Wenn die künstlerische Erziehung nicht mehr peripher bleibt, sondern ins Zentrum des Erziehungswesens rückt, wird die materielle Armut durch die Kunst in geistigen Reichtum verwandelt. Die hier anwesenden jungen Musiker kündigen eine neue Generation an. Sie haben in der Musik jenseits der Beherrschung rein technischer Fertigkeiten einen sicheren Weg zu neuen, unentbehrlichen Horizonten gefunden. Wer sich davon überzeugen möchte, möge den Lebenslauf von Gustavo Dudamel betrachten: Er ist ein herausragendes Talent unserer Tage, jemand, der als Violinist im Jugendorchester von Venezuela anfing und nun einer der hervorragenden Dirigenten der Welt geworden ist. Von ihm stammt der Satz: „Will man bei der Jugend ankommen, ist Musik der beste Weg: Drogen, Alkohol und Gewalt werden durch unsere Stimmen und durch unsere Instrumente besiegt ».
Die Musik Mozarts birgt eine unsagbare kosmische Kraft, die imstande ist, große Gegensätze zu versöhnen: Sensibilität und Intellekt, Form und Inhalt, leidenschaftlicher und visionärer Dialog, Kampf und Glaube, Schmerz und Hoffnung, Hölle und Firmament, Geschrei und Gesang, Apokalypse und Apotheose.

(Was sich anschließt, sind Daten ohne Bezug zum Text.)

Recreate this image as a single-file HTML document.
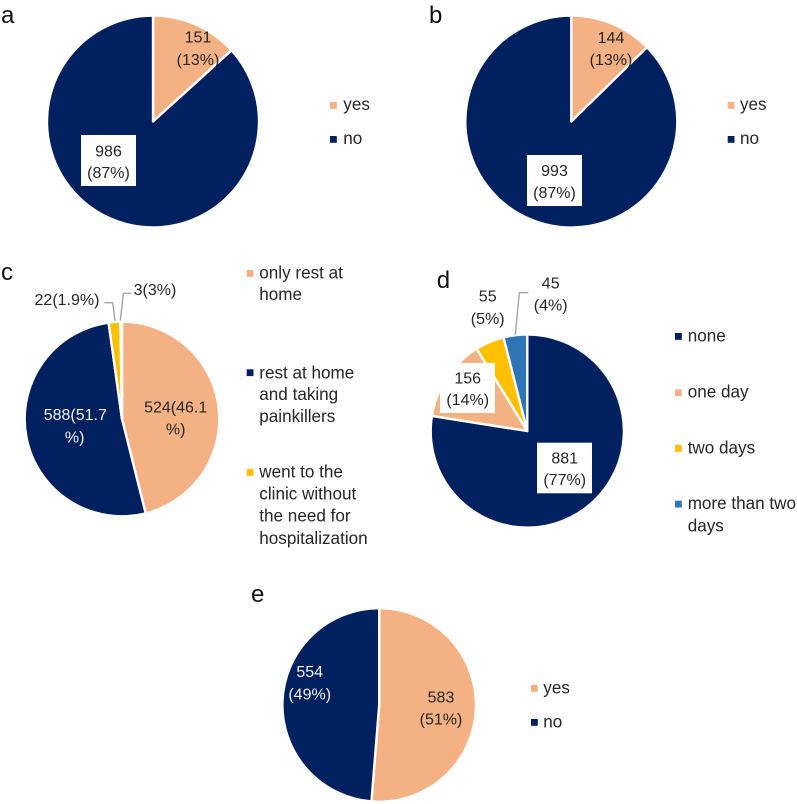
<!DOCTYPE html>
<html lang="en">
<head>
<meta charset="utf-8">
<title>Pie charts a–e</title>
<style>
html,body{margin:0;padding:0;background:#fff;width:797px;height:804px;overflow:hidden}
svg{display:block}
text{font-family:"Liberation Sans",sans-serif;font-size:16px;fill:#262626}
.mid{text-anchor:middle}
.light{fill:#f2f2f2}
.panel{font-size:24px;fill:#111}
.legend{font-size:17.1px}
.leader{fill:none;stroke:#a6a6a6;stroke-width:1.4}
.box{fill:#fff}
</style>
</head>
<body>
<svg id="figure" width="797" height="804" viewBox="0 0 797 804" xmlns="http://www.w3.org/2000/svg">
  <rect width="797" height="804" fill="#fff"/>

  <!-- Chart a -->
  <g id="chart-a">
    <g id="slices-a"></g>
    <text class="panel" x="1" y="23">a</text>
    <text class="mid" x="198" y="42.5">151</text>
    <text class="mid" x="198" y="65">(13%)</text>
    <rect class="box" x="81" y="135" width="55" height="51"/>
    <text class="mid" x="108.5" y="156.5">986</text>
    <text class="mid" x="108.5" y="178">(87%)</text>
    <rect x="330" y="102" width="6.8" height="6.8" fill="#f4b183"/>
    <text class="legend" x="343.3" y="110">yes</text>
    <rect x="330" y="136" width="6.8" height="6.8" fill="#002060"/>
    <text class="legend" x="343.3" y="144">no</text>
  </g>

  <!-- Chart b -->
  <g id="chart-b">
    <g id="slices-b"></g>
    <text class="panel" x="429" y="23">b</text>
    <text class="mid" x="611" y="43">144</text>
    <text class="mid" x="611" y="65">(13%)</text>
    <rect class="box" x="527" y="155" width="55" height="51"/>
    <text class="mid" x="554.5" y="176">993</text>
    <text class="mid" x="554.5" y="198">(87%)</text>
    <rect x="727.7" y="102" width="6.8" height="6.8" fill="#f4b183"/>
    <text class="legend" x="740" y="110">yes</text>
    <rect x="727.7" y="136" width="6.8" height="6.8" fill="#002060"/>
    <text class="legend" x="740" y="144">no</text>
  </g>

  <!-- Chart c -->
  <g id="chart-c">
    <g id="slices-c"></g>
    <text class="panel" x="1" y="280">c</text>
    <polyline class="leader" points="104.3,302.7 112.7,302.7 115,320.7"/>
    <polyline class="leader" points="131,293.3 123.3,293.3 120.3,320.7"/>
    <text class="mid" x="67" y="305">22(1.9%)</text>
    <text class="mid" x="155" y="295">3(3%)</text>
    <text class="mid" x="175.7" y="412.3">524(46.1</text>
    <text class="mid" x="175.7" y="434.3">%)</text>
    <text class="mid light" x="75.3" y="420">588(51.7</text>
    <text class="mid light" x="74.7" y="442.3">%)</text>
    <rect x="246.7" y="270" width="6.8" height="6.8" fill="#f4b183"/>
    <text class="legend"><tspan x="259.3" y="278.3">only rest at</tspan><tspan x="259.3" y="300">home</tspan></text>
    <rect x="246.7" y="369.3" width="6.8" height="6.8" fill="#002060"/>
    <text class="legend"><tspan x="259.3" y="378.3">rest at home</tspan><tspan x="259.3" y="400">and taking</tspan><tspan x="259.3" y="422">painkillers</tspan></text>
    <rect x="246.7" y="469" width="6.8" height="6.8" fill="#ffc000"/>
    <text class="legend"><tspan x="259.3" y="477.7">went to the</tspan><tspan x="259.3" y="499.7">clinic without</tspan><tspan x="259.3" y="521.7">the need for</tspan><tspan x="259.3" y="544">hospitalization</tspan></text>
  </g>

  <!-- Chart d -->
  <g id="chart-d">
    <g id="slices-d"></g>
    <text class="panel" x="436.7" y="288">d</text>
    <polyline class="leader" points="528.3,292.7 519.3,292.7 515.3,335"/>
    <text class="mid" x="487.7" y="301.7">55</text>
    <text class="mid" x="487.7" y="324">(5%)</text>
    <text class="mid" x="550.7" y="288.3">45</text>
    <text class="mid" x="550.7" y="310.7">(4%)</text>
    <rect class="box" x="440" y="363" width="55" height="50"/>
    <text class="mid" x="467.7" y="383.3">156</text>
    <text class="mid" x="467.7" y="405">(14%)</text>
    <rect class="box" x="537" y="442.7" width="55" height="50.6"/>
    <text class="mid" x="564.7" y="463.3">881</text>
    <text class="mid" x="564.7" y="485">(77%)</text>
    <rect x="675" y="333" width="6.8" height="6.8" fill="#002060"/>
    <text class="legend" x="687.7" y="341.7">none</text>
    <rect x="675" y="389.3" width="6.8" height="6.8" fill="#f4b183"/>
    <text class="legend" x="687.7" y="397.7">one day</text>
    <rect x="675" y="445" width="6.8" height="6.8" fill="#ffc000"/>
    <text class="legend" x="687.7" y="453.3">two days</text>
    <rect x="675" y="500.7" width="6.8" height="6.8" fill="#2e75b6"/>
    <text class="legend"><tspan x="687.7" y="509">more than two</tspan><tspan x="687.7" y="531.7">days</tspan></text>
  </g>

  <!-- Chart e -->
  <g id="chart-e">
    <g id="slices-e"></g>
    <text class="panel" x="251" y="602">e</text>
    <text class="mid light" x="309.7" y="677">554</text>
    <text class="mid light" x="309.7" y="699.3">(49%)</text>
    <text class="mid" x="441" y="702.7">583</text>
    <text class="mid" x="441" y="724.3">(51%)</text>
    <rect x="531" y="685" width="6.8" height="6.8" fill="#f4b183"/>
    <text class="legend" x="543.3" y="693.3">yes</text>
    <rect x="531" y="719" width="6.8" height="6.8" fill="#002060"/>
    <text class="legend" x="543.3" y="727.3">no</text>
  </g>
</svg>

<script>
// Chart data
const valuesA = [151, 986];
const valuesB = [144, 993];
const valuesC = [524, 588, 22, 3];
const valuesD = [881, 156, 55, 45];
const valuesE = [583, 554];

const categoriesA = ['yes', 'no'];
const categoriesB = ['yes', 'no'];
const categoriesC = ['only-rest', 'painkillers', 'clinic', 'other'];
const categoriesD = ['none', 'one-day', 'two-days', 'more-than-two'];
const categoriesE = ['yes', 'no'];

const NAVY = '#002060';
const PEACH = '#f4b183';
const GOLD = '#ffc000';
const BLUE = '#2e75b6';
const SVG_NS = 'http://www.w3.org/2000/svg';

function angleScale(total) {
  return function (v) { return (v / total) * 2 * Math.PI; };
}

function pointAt(cx, cy, r, a) {
  return [cx + r * Math.sin(a), cy - r * Math.cos(a)];
}

function drawPie(groupId, values, names, colors, cx, cy, r) {
  const group = document.getElementById(groupId);
  const total = values.reduce(function (s, v) { return s + v; }, 0);
  const toAngle = angleScale(total);
  let start = 0;
  values.forEach(function (v, i) {
    const end = start + toAngle(v);
    const p0 = pointAt(cx, cy, r, start);
    const p1 = pointAt(cx, cy, r, end);
    const large = end - start > Math.PI ? 1 : 0;
    const el = document.createElementNS(SVG_NS, 'path');
    el.setAttribute('d', 'M' + cx + ' ' + cy + ' L' + p0[0] + ' ' + p0[1] +
      ' A' + r + ' ' + r + ' 0 ' + large + ' 1 ' + p1[0] + ' ' + p1[1] + ' Z');
    el.setAttribute('fill', colors[i]);
    el.setAttribute('stroke', '#fff');
    el.setAttribute('stroke-width', '2.4');
    el.setAttribute('stroke-linejoin', 'round');
    
    
    group.appendChild(el);
    start = end;
  });
}

drawPie('slices-a', valuesA, categoriesA, [PEACH, NAVY], 153, 121.5, 106);
drawPie('slices-b', valuesB, categoriesB, [PEACH, NAVY], 571.3, 121.5, 106);
drawPie('slices-c', valuesC, categoriesC, [PEACH, NAVY, GOLD, BLUE], 122, 419, 97.3);
drawPie('slices-d', valuesD, categoriesD, [NAVY, PEACH, GOLD, BLUE], 527.3, 431, 96.6);
drawPie('slices-e', valuesE, categoriesE, [PEACH, NAVY], 379.2, 705, 96.8);
</script>
</body>
</html>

Die Hand Mozarts führt – durch die Geschichte ihres Wegs zum ewigen Glück – unsere Kinder und Jugendliche. Selbst jene, die aus ärmlichsten Verhältnissen kommen, haben geistigen Reichtum erworben dank der Präsenz Gottes inmitten ihrer Flöten, Harfen und Trompeten. Sie haben, verschanzt in ihren Chören und Orchestergräben, gekämpft und gesungen und sind heute imstande, sich mit ihrem Selbstbewusstseins und künstlerischen Engagement der Welt zu bemächtigen. Ihr Leben ist immer mehr von Liebe und Sinn erfüllt.
Mögen die Salzburger Festspiele sie auf ewig begleiten in dieser so wunderbaren Unternehmung. Davon hängt die Güte und Würde aller Zukunft ab, sowie die Möglichkeit, der künstlerischen Herausforderung – als höchster Kunst des Lebens – auf freie und würdige Weise gerecht zu werden.